Reproduce all the material exactly, minus any pictures it holds.

* BEGIN DATASET CONTENT *

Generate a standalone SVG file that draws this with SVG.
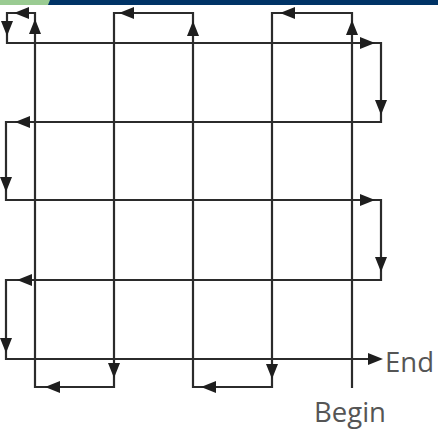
<svg xmlns="http://www.w3.org/2000/svg" width="438" height="431" viewBox="0 0 438 431">
  <style>
    .line { fill: none; stroke: #2b2b2b; stroke-width: 2.2; stroke-linejoin: miter; }
    .head { fill: #1e1e1e; }
    .label { font-family: "Open Sans", "Liberation Sans", sans-serif; font-size: 28px; fill: #555555; }
  </style>
  <defs>
    <path id="ah" class="head" d="M0,0 L-15,-6 L-15,6 Z"/>
  </defs>
  <rect width="438" height="431" fill="#ffffff"/>
  <g id="header">
    <rect x="0" y="0" width="438" height="5" fill="#003366"/>
    <polygon points="0,0 50,0 48,5 0,5" fill="#9acb92"/>
  </g>
  <g id="connectors">
    <path class="line" d="M352,388 V13 H272 V387 H193 V13 H114 V387 H35 V13 H7 V43 H381 V122 H6 V200 H381 V280 H6 V359 H380"/>
    <use href="#ah" transform="translate(352,20) rotate(-90)"/>
    <use href="#ah" transform="translate(280,13) rotate(180)"/>
    <use href="#ah" transform="translate(272,379) rotate(90)"/>
    <use href="#ah" transform="translate(201,387) rotate(180)"/>
    <use href="#ah" transform="translate(193,21) rotate(-90)"/>
    <use href="#ah" transform="translate(119,13) rotate(180)"/>
    <use href="#ah" transform="translate(114,378) rotate(90)"/>
    <use href="#ah" transform="translate(45,387) rotate(180)"/>
    <use href="#ah" transform="translate(35,19) rotate(-90)"/>
    <use href="#ah" transform="translate(14,13) rotate(180)"/>
    <use href="#ah" transform="translate(7,36) rotate(90)"/>
    <use href="#ah" transform="translate(375,43)"/>
    <use href="#ah" transform="translate(381,115) rotate(90)"/>
    <use href="#ah" transform="translate(15,122) rotate(180)"/>
    <use href="#ah" transform="translate(6,192) rotate(90)"/>
    <use href="#ah" transform="translate(375,200)"/>
    <use href="#ah" transform="translate(381,272) rotate(90)"/>
    <use href="#ah" transform="translate(17,280) rotate(180)"/>
    <use href="#ah" transform="translate(6,353) rotate(90)"/>
    <use href="#ah" transform="translate(383,359)"/>
  </g>
  <g id="end">
    <text class="label" x="385" y="372" textLength="49" lengthAdjust="spacingAndGlyphs">End</text>
  </g>
  <g id="begin">
    <text class="label" x="314" y="422" textLength="72" lengthAdjust="spacingAndGlyphs">Begin</text>
  </g>
</svg>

* END DATASET CONTENT *

→ **WRITTEN ANSWER**
Generate a standalone SVG file that draws this with SVG.
<svg xmlns="http://www.w3.org/2000/svg" width="438" height="431" viewBox="0 0 438 431">
  <style>
    .line { fill: none; stroke: #2b2b2b; stroke-width: 2.2; stroke-linejoin: miter; }
    .head { fill: #1e1e1e; }
    .label { font-family: "Open Sans", "Liberation Sans", sans-serif; font-size: 28px; fill: #555555; }
  </style>
  <defs>
    <path id="ah" class="head" d="M0,0 L-15,-6 L-15,6 Z"/>
  </defs>
  <rect width="438" height="431" fill="#ffffff"/>
  <g id="header">
    <rect x="0" y="0" width="438" height="5" fill="#003366"/>
    <polygon points="0,0 50,0 48,5 0,5" fill="#9acb92"/>
  </g>
  <g id="connectors">
    <path class="line" d="M352,388 V13 H272 V387 H193 V13 H114 V387 H35 V13 H7 V43 H381 V122 H6 V200 H381 V280 H6 V359 H380"/>
    <use href="#ah" transform="translate(352,20) rotate(-90)"/>
    <use href="#ah" transform="translate(280,13) rotate(180)"/>
    <use href="#ah" transform="translate(272,379) rotate(90)"/>
    <use href="#ah" transform="translate(201,387) rotate(180)"/>
    <use href="#ah" transform="translate(193,21) rotate(-90)"/>
    <use href="#ah" transform="translate(119,13) rotate(180)"/>
    <use href="#ah" transform="translate(114,378) rotate(90)"/>
    <use href="#ah" transform="translate(45,387) rotate(180)"/>
    <use href="#ah" transform="translate(35,19) rotate(-90)"/>
    <use href="#ah" transform="translate(14,13) rotate(180)"/>
    <use href="#ah" transform="translate(7,36) rotate(90)"/>
    <use href="#ah" transform="translate(375,43)"/>
    <use href="#ah" transform="translate(381,115) rotate(90)"/>
    <use href="#ah" transform="translate(15,122) rotate(180)"/>
    <use href="#ah" transform="translate(6,192) rotate(90)"/>
    <use href="#ah" transform="translate(375,200)"/>
    <use href="#ah" transform="translate(381,272) rotate(90)"/>
    <use href="#ah" transform="translate(17,280) rotate(180)"/>
    <use href="#ah" transform="translate(6,353) rotate(90)"/>
    <use href="#ah" transform="translate(383,359)"/>
  </g>
  <g id="end">
    <text class="label" x="385" y="372" textLength="49" lengthAdjust="spacingAndGlyphs">End</text>
  </g>
  <g id="begin">
    <text class="label" x="314" y="422" textLength="72" lengthAdjust="spacingAndGlyphs">Begin</text>
  </g>
</svg>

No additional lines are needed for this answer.